A brief web search turned up recipes for the drink varying from the half-and-half version above to two parts gin, one part sweet (Italian) vermouth. But Jess decided to trick her version out with three parts vermouth to one part gin. Eeewww, you’re saying. That’s because vermouth has unfairly come to be viewed as a necessary evil to be administered only by the nano-liter so that people can claim they’re drinking, say, a Manhattan instead of a chilled whiskey with a cherry. The fact is, without vermouth, the “cocktail” would not exist. It’s an ingredient as essential to the pantheon of mixed drinks as bitters and spirits. The Indo’s Gin and It, which also benefits from a dash of orange bitters, is tasty proof of this. Check it out for $8.

Warm gin and Iron Chefs at District

Saturday, October 7th, 2006

I love gin, especially Bombay Sapphire gin, especially when it’s free. That’s why I decided to don my club clothes and go to the Bombay Sapphire “Perfect Pairings” night at District this week. The event, co-sponsored by GQ magazine, involved an Iron Chef-style cookoff between chefs Andy Husbands (Tremont 647, Sister Sorrell) and Marc Orfaly (Pigalle, Marco). Teaming up with the two chefs were two bartenders — Candace Smith of Excelsior was paired with Husbands, while Jackson Cannon of Eastern Standard was paired with Orfaly — who concocted Bombay Sapphire-based cocktails to accompany each dish. The chefs had a weird array of ingredients to work with, including cucumbers, steamed clams, Frosted Flakes and Minute Rice, and 20 minutes to whip up three dishes.
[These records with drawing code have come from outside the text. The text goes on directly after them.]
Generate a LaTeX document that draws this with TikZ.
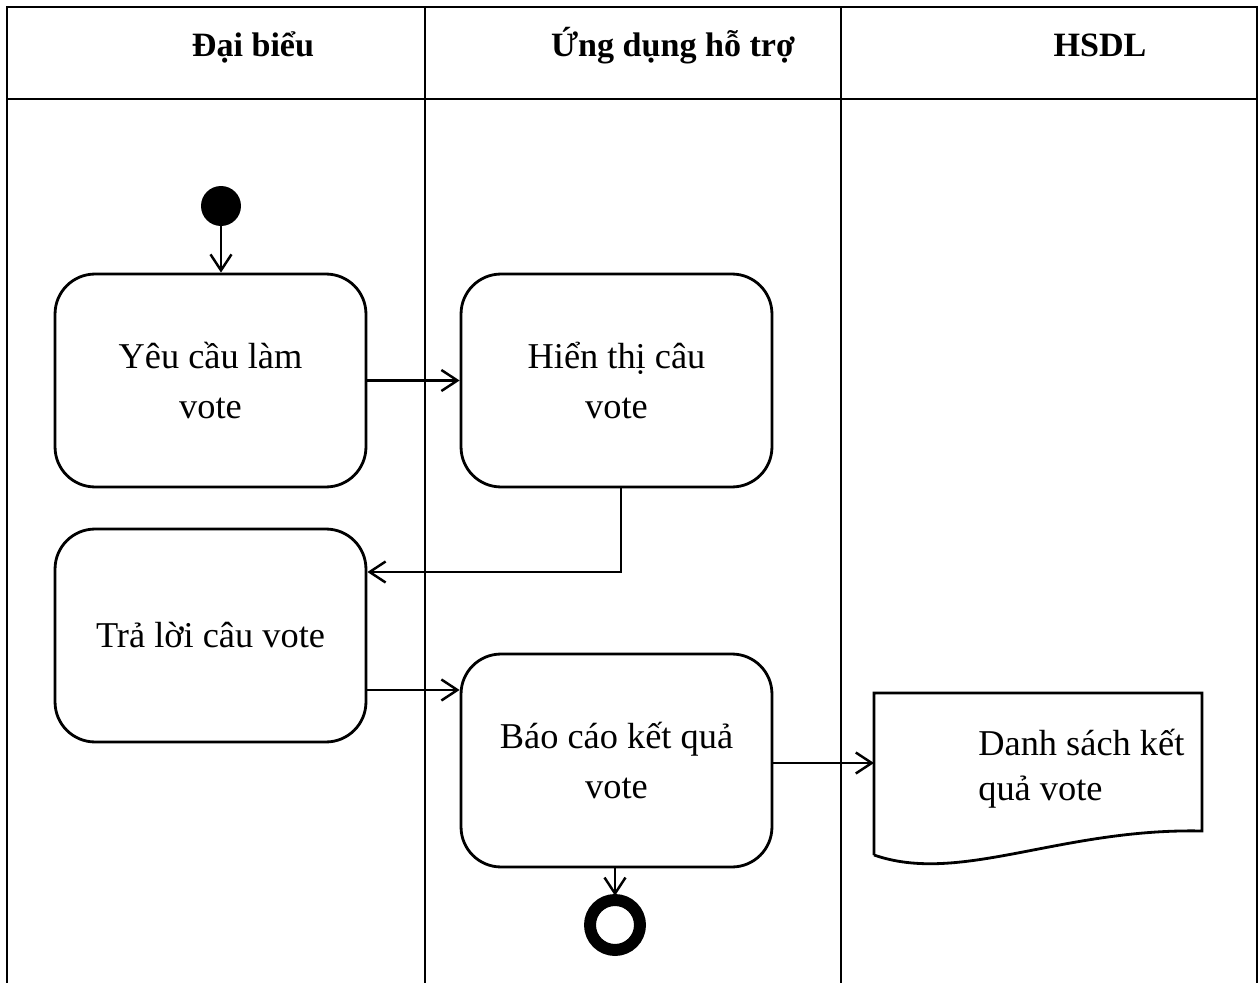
\documentclass[tikz,border=0pt]{standalone}
\usepackage{fontspec}
\setmainfont{Liberation Serif}
\usetikzlibrary{arrows.meta,positioning}
\tikzset{
	lane/.style={line width=1.3pt},
	action/.style={draw, line width=1.6pt, rounded corners=0.8cm, minimum width=6.22cm, minimum height=4.26cm, align=center, font=\fontsize{20.7}{28.5}\selectfont},
	lanehead/.style={anchor=base, font=\fontsize{19.4}{24}\selectfont\bfseries},
	flow/.style={line width=1.4pt, -{Straight Barb[length=0.32cm, width=0.42cm, line width=1.4pt]}}
}

\begin{document}
\begin{tikzpicture}[x=0.02cm, y=-0.02cm]
			%%%%% START %%%%%
			\useasboundingbox (0, 0) rectangle (1258, 983);
			
			% swimlanes
			\draw[lane] (7, 983) -- (7, 7) -- (1257, 7) -- (1257, 983);
			\draw[lane] (7, 99) -- (1257, 99);
			\draw[lane] (425, 7) -- (425, 983);
			\draw[lane] (841, 7) -- (841, 983);
			\node[lanehead] (h1) at (253, 57) {Đại biểu};
			\node[lanehead] (h2) at (673, 57) {Ứng dụng hỗ trợ};
			\node[lanehead] (h3) at (1100, 57) {HSDL};
			
			% start
			\fill[black!12] (221, 206) circle (0.56);
			\node[circle, fill=black, minimum size=0.8cm, inner sep=0pt] (start) at (221, 206) {};
			
			\node[action] (ask) at (210.5, 380.5) {Yêu cầu làm\\vote};
			\node[action] (show) at (616.5, 380.5) {Hiển thị câu\\vote};
			\node[action] (answer) at (210.5, 635.5) {Trả lời câu vote};
			\node[action] (report) at (616.5, 760.5) {Báo cáo kết quả\\vote};
			
			% document
			\coordinate (dnw) at (874, 693);
			\coordinate (dne) at (1202, 693);
			\coordinate (dse) at (1202, 831);
			\coordinate (dsw) at (874, 855);
			\draw[line width=1.6pt] (dsw) -- (dnw) -- (dne) -- (dse) .. controls (1060, 828) and (960, 885) .. (dsw);
			\coordinate (din) at (874, 763);
			\node[anchor=west, align=left, inner sep=0pt, font=\fontsize{20.7}{25.6}\selectfont] (list) at (978, 769) {Danh sách kết\\quả vote};
			
			% end
			\node[circle, draw=black, line width=6.8pt, fill=white, minimum size=1.0cm, inner sep=0pt] (stop) at (615, 925) {};
			
			% flows
			\draw[flow] (start) -- (start |- ask.north);
			\draw[flow] (ask) -- (show);
			\draw[flow] (show.south -| 621, 0) |- (answer.east |- 0, 572);
			\draw[flow] (answer.east |- 0, 690) -- (report.west |- 0, 690);
			\draw[flow] (report.east |- din) -- (din);
			\draw[flow] (report.south -| stop) -- ([yshift=-1pt]stop.north);
			
			%%%%% END %%%%%
		\end{tikzpicture}
\end{document}
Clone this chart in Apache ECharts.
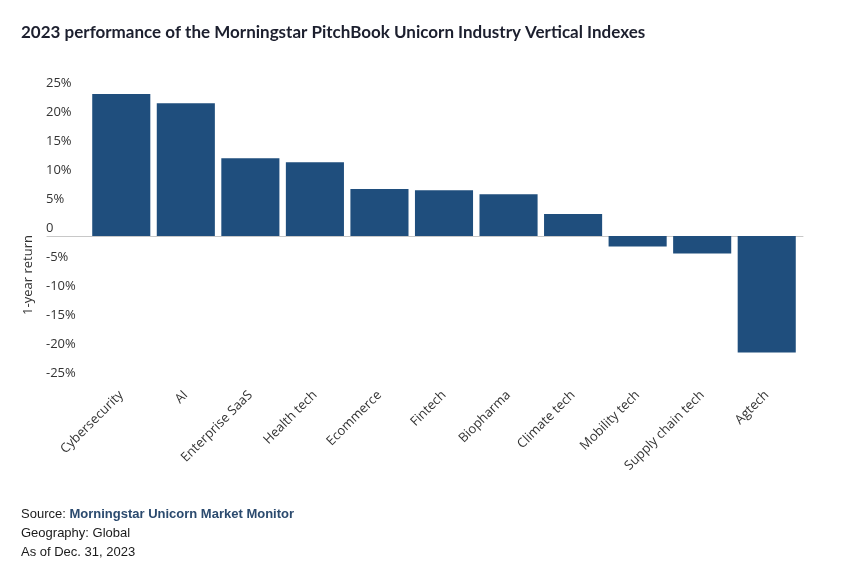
<!DOCTYPE html>
<html>
<head>
<meta charset="utf-8">
<script src="https://cdn.jsdelivr.net/npm/echarts@6/dist/echarts.min.js"></script>
<style>html,body{margin:0;padding:0;background:#fff}#c{width:855px;height:570px}</style>
</head>
<body>
<div id="c"></div>
<script>
const categories = ['Cybersecurity','AI','Enterprise SaaS','Health tech','Ecommerce','Fintech','Biopharma','Climate tech','Mobility tech','Supply chain tech','Agtech'];
const returns = [24.5, 22.9, 13.4, 12.7, 8.1, 7.9, 7.2, 3.8, -1.8, -3.0, -20.1];
const yMin = -25, yMax = 25, yStep = 5;

const chart = echarts.init(document.getElementById('c'), null, {renderer:'canvas'});
chart.setOption({
  animation: false,
  title: [
    {text: '2023 performance of the Morningstar PitchBook Unicorn Industry Vertical Indexes',
     left: 16, top: 19,
     textStyle: {fontFamily: 'Lato', fontSize: 17, fontWeight: 'bold', color: '#1c1f2e'}},
    {text: '{a|Source: }{b|Morningstar Unicorn Market Monitor}\n{a|Geography: Global}\n{a|As of Dec. 31, 2023}',
     left: 16, top: 500,
     textStyle: {fontWeight: 'normal', rich: {
       a: {fontFamily: 'Liberation Sans', fontSize: 13, fontWeight: 'normal', color: '#1a1a1a', lineHeight: 19},
       b: {fontFamily: 'Liberation Sans', fontSize: 13, fontWeight: 'bold', color: '#2b4a6e', lineHeight: 19}
     }}}
  ],
  grid: [
    {left: 89, right: 56, top: 91, bottom: 189},
    {left: 47, right: 52, top: 91, bottom: 189}
  ],
  xAxis: [
    {type: 'category', gridIndex: 0, data: categories,
     axisLine: {show: false, onZero: false}, axisTick: {show: false},
     axisLabel: {rotate: 45, margin: 12, interval: 0, fontFamily: 'Open Sans', fontSize: 13, color: '#333'}},
    {type: 'value', gridIndex: 1, min: 0, max: 1,
     axisLine: {show: true, onZero: true, lineStyle: {color: '#c8c8c8', width: 1}},
     axisTick: {show: false}, axisLabel: {show: false}, splitLine: {show: false}}
  ],
  yAxis: [
    {type: 'value', gridIndex: 0, min: yMin, max: yMax, interval: yStep,
     name: '1-year return', nameLocation: 'middle', nameGap: 53, nameRotate: 90,
     nameTextStyle: {fontFamily: 'Open Sans', fontSize: 13, color: '#333', padding: [0, 78, 0, 0]},
     axisLine: {show: false}, axisTick: {show: false}, splitLine: {show: false},
     axisLabel: {align: 'left', margin: 43, verticalAlign: 'bottom', padding: [0,0,1,0],
       fontFamily: 'Open Sans', fontSize: 13, color: '#333',
       formatter: v => v === 0 ? '0' : v + '%'}},
    {type: 'value', gridIndex: 1, min: yMin, max: yMax, show: false}
  ],
  series: [
    {type: 'bar', xAxisIndex: 0, yAxisIndex: 0, data: returns, barCategoryGap: '10%',
     itemStyle: {color: '#1f4e7d'}, z: 1},
    {type: 'line', xAxisIndex: 1, yAxisIndex: 1, data: [], silent: true}
  ]
});
</script>
</body>
</html>
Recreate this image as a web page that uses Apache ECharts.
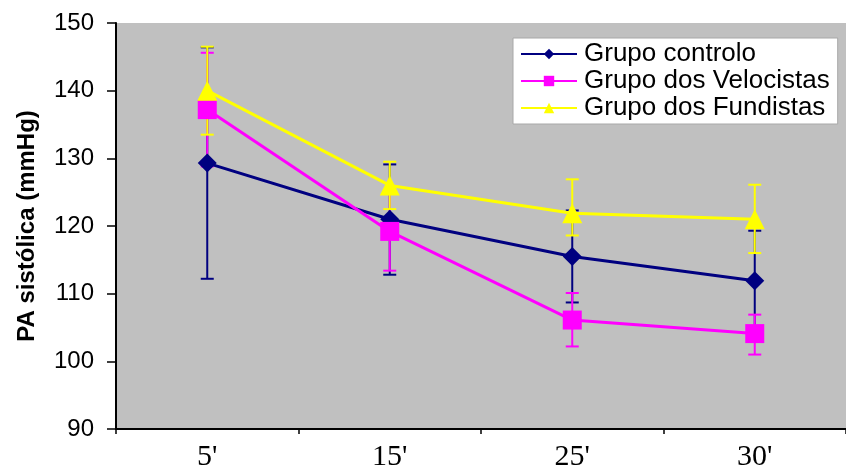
<!DOCTYPE html>
<html>
<head>
<meta charset="utf-8">
<script src="https://cdn.jsdelivr.net/npm/echarts@6/dist/echarts.min.js"></script>
<style>
html,body{margin:0;padding:0;background:#fff;}
#chart{width:846px;height:472px;}
</style>
</head>
<body>
<div id="chart"></div>
<script>
var categories = ["5'", "15'", "25'", "30'"];
var yTicks = [90, 100, 110, 120, 130, 140, 150];

var controloName = 'Grupo controlo';
var controloValues = [129.3, 121.0, 115.5, 111.9];
var controloLow = [112.2, 112.8, 108.7, 104.4];
var controloHigh = [146.4, 129.1, 122.3, 119.3];

var velocistasName = 'Grupo dos Velocistas';
var velocistasValues = [137.2, 119.2, 106.1, 104.1];
var velocistasLow = [128.8, 113.4, 102.2, 101.0];
var velocistasHigh = [145.6, 125.0, 110.1, 106.9];

var fundistasName = 'Grupo dos Fundistas';
var fundistasValues = [140.0, 126.0, 121.9, 121.0];
var fundistasLow = [133.5, 122.5, 118.6, 116.0];
var fundistasHigh = [146.5, 129.5, 126.9, 126.1];

var NAVY = '#000080', MAGENTA = '#FF00FF', YELLOW = '#FFFF00';

function errData(low, high) {
  return categories.map(function (c, i) { return [i, low[i], high[i]]; });
}
function errSeries(name, color, low, high) {
  return {
    type: 'custom',
    name: name + ' err',
    z: 1,
    silent: true,
    data: errData(low, high),
    encode: { x: 0, y: [1, 2] },
    renderItem: function (params, api) {
      var i = api.value(0);
      var lo = api.coord([i, api.value(1)]);
      var hi = api.coord([i, api.value(2)]);
      var w = 6.5;
      var st = { stroke: color, lineWidth: 2 };
      return {
        type: 'group',
        children: [
          { type: 'line', shape: { x1: lo[0], y1: lo[1], x2: hi[0], y2: hi[1] }, style: st },
          { type: 'line', shape: { x1: lo[0] - w, y1: lo[1], x2: lo[0] + w, y2: lo[1] }, style: st },
          { type: 'line', shape: { x1: hi[0] - w, y1: hi[1], x2: hi[0] + w, y2: hi[1] }, style: st }
        ]
      };
    }
  };
}
function lineSeries(name, color, symbol, size, values) {
  return {
    type: 'line',
    name: name,
    z: 3,
    data: values,
    symbol: symbol,
    symbolSize: size,
    showAllSymbol: true,
    lineStyle: { color: color, width: 3 },
    itemStyle: { color: color, borderWidth: 0 },
    emphasis: { disabled: true },
    animation: false
  };
}

var chart = echarts.init(document.getElementById('chart'), null, { renderer: 'canvas' });
chart.setOption({
  animation: false,
  backgroundColor: '#ffffff',
  grid: {
    left: 116, top: 23, right: -12, bottom: 42,
    show: true, backgroundColor: '#C0C0C0', borderWidth: 0
  },
  legend: {
    orient: 'vertical',
    left: 513, top: 38,
    padding: [3, 8, 3, 7],
    itemGap: 1,
    itemWidth: 56,
    itemHeight: 13,
    backgroundColor: '#ffffff',
    borderColor: '#a8a8a8',
    borderWidth: 1,
    borderRadius: 0,
    lineStyle: { width: 2 },
    textStyle: { fontFamily: 'Liberation Sans', fontSize: 26, color: '#000', lineHeight: 26, padding: [0, 0, 0, 2] },
    data: [controloName, velocistasName, fundistasName]
  },
  xAxis: {
    type: 'category',
    data: categories,
    boundaryGap: true,
    axisLine: { lineStyle: { color: '#000', width: 2 } },
    axisTick: { show: true, length: 5, lineStyle: { color: '#000', width: 1.5 } },
    axisLabel: { fontFamily: 'Liberation Serif', fontSize: 30, color: '#000', margin: 13 },
    splitLine: { show: false }
  },
  yAxis: {
    type: 'value',
    min: yTicks[0], max: yTicks[yTicks.length - 1], interval: 10,
    name: 'PA sistólica (mmHg)',
    nameLocation: 'middle',
    nameGap: 77,
    nameRotate: 90,
    nameTextStyle: { fontFamily: 'Liberation Sans', fontSize: 24, fontWeight: 'bold', color: '#000' },
    axisLine: { show: true, lineStyle: { color: '#000', width: 2 } },
    axisTick: { show: true, inside: false, length: 9, lineStyle: { color: '#000', width: 1.5 } },
    axisLabel: { fontFamily: 'Liberation Sans', fontSize: 24, color: '#000', margin: 22 },
    splitLine: { show: false }
  },
  series: [
    errSeries(controloName, NAVY, controloLow, controloHigh),
    errSeries(velocistasName, MAGENTA, velocistasLow, velocistasHigh),
    errSeries(fundistasName, YELLOW, fundistasLow, fundistasHigh),
    lineSeries(controloName, NAVY, 'diamond', 19, controloValues),
    lineSeries(velocistasName, MAGENTA, 'rect', 19, velocistasValues),
    lineSeries(fundistasName, YELLOW, 'triangle', 20, fundistasValues)
  ]
});
</script>
</body>
</html>
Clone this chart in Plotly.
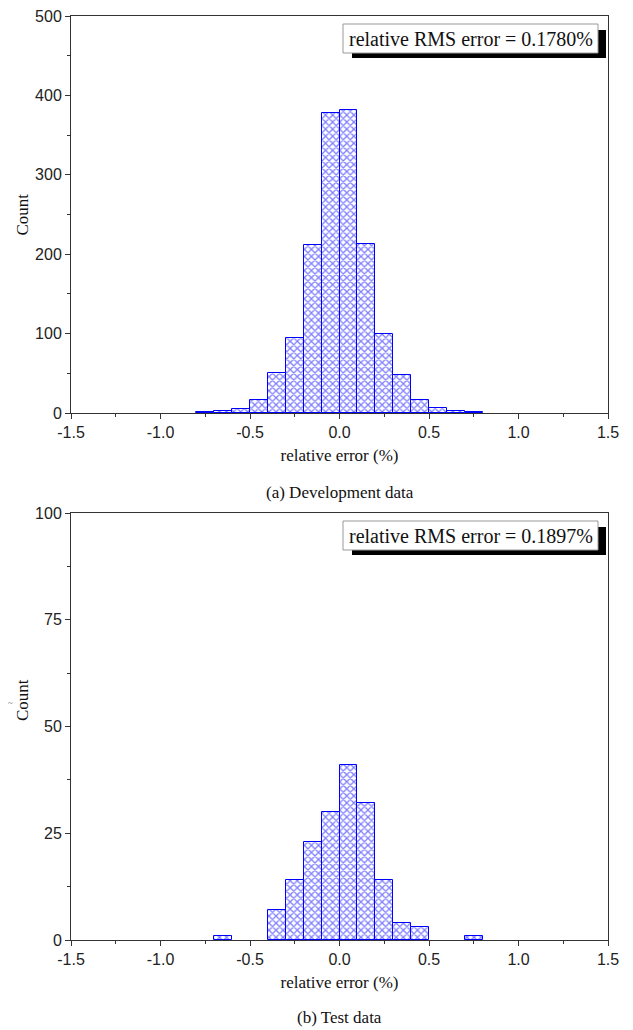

Truth be told, the dishes smelled wonderful, and the cocktails Jackson and Candace mixed looked cool and mouthwatering. If only I could have been the judge!

Instead, I stood amid the crowd, sampling little phyllo-and-goat cheese thingies and drinking “Inspired Cocktails” that were being liberally distributed by attractive waitresses in short, strapless dresses the color of the Sapphire gin bottle. The girls were nice, but the drinks were warm. Was there an ice shortage? The bartender who made my first drink, a Martini, stirred the mixture over about five cubes for 10 seconds. The temperature of the resulting cocktail was perfect … if I had been drinking red wine. I also tried a Strawberry Basil cocktail. The flavors were nice, but again, the drink was tepid. Bombay’s official mixologist, Jamie Walker, was there. But he didn’t seem horrified by District’s lackadaisical production of his creations as, say, chefs Husbands and Orfaly would be if their dishes languished under a heat lamp before being served.

Look, I’m not an idiot. I understand the persuasive powers of plentiful free booze. And Bombay certainly doesn’t need to convince me to drink their gin. I already do. It’s really good stuff. But if they’re going to promote their brand of gin as a worthy complement to top-notch cuisine, shouldn’t they bother to show their potential customers the beauty of a properly made cocktail?